> Aim: Provide the number of lines containing the word "this", and nothing else.

—————

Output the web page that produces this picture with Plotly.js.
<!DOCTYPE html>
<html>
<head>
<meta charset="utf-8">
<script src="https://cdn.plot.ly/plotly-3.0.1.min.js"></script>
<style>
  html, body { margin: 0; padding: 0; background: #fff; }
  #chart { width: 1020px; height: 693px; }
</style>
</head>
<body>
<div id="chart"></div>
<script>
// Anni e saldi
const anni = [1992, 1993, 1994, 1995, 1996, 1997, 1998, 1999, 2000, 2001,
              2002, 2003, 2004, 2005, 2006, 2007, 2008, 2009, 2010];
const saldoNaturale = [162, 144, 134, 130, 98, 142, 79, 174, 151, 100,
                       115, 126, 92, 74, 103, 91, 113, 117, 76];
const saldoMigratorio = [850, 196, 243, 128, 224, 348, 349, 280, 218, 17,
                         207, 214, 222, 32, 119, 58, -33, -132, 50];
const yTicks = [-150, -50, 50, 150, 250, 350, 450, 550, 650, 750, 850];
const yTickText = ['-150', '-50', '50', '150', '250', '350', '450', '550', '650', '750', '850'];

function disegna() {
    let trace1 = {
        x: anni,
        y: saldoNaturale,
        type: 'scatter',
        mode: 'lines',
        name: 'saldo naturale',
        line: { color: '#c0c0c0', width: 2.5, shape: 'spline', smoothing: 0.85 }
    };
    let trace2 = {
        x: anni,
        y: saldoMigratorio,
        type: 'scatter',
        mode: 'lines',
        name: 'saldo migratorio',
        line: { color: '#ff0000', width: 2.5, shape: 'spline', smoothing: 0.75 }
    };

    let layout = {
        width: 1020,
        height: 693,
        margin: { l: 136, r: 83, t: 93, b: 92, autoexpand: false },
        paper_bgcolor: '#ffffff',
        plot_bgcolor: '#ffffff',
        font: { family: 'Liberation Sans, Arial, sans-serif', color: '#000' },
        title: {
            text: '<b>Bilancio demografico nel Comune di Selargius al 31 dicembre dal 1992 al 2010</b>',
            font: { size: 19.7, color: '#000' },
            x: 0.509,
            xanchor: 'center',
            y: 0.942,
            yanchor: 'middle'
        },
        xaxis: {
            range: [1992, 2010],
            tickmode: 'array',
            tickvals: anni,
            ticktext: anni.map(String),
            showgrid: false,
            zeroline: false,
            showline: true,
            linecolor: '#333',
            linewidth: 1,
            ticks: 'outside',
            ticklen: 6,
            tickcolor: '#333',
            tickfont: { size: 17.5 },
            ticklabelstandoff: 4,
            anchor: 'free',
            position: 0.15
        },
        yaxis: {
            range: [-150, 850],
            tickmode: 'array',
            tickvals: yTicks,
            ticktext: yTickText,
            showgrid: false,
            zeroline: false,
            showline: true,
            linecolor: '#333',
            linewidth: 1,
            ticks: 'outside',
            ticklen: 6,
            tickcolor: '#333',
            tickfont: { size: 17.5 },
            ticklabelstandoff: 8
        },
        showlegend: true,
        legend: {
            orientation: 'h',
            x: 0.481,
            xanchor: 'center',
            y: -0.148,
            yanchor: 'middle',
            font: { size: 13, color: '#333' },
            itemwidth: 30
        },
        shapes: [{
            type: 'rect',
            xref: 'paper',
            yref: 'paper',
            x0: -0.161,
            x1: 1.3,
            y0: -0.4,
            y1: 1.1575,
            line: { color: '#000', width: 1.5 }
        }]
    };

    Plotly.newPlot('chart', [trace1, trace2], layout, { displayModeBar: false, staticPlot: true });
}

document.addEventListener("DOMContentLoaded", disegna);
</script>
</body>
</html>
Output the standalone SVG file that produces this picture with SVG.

—————

> In response: 2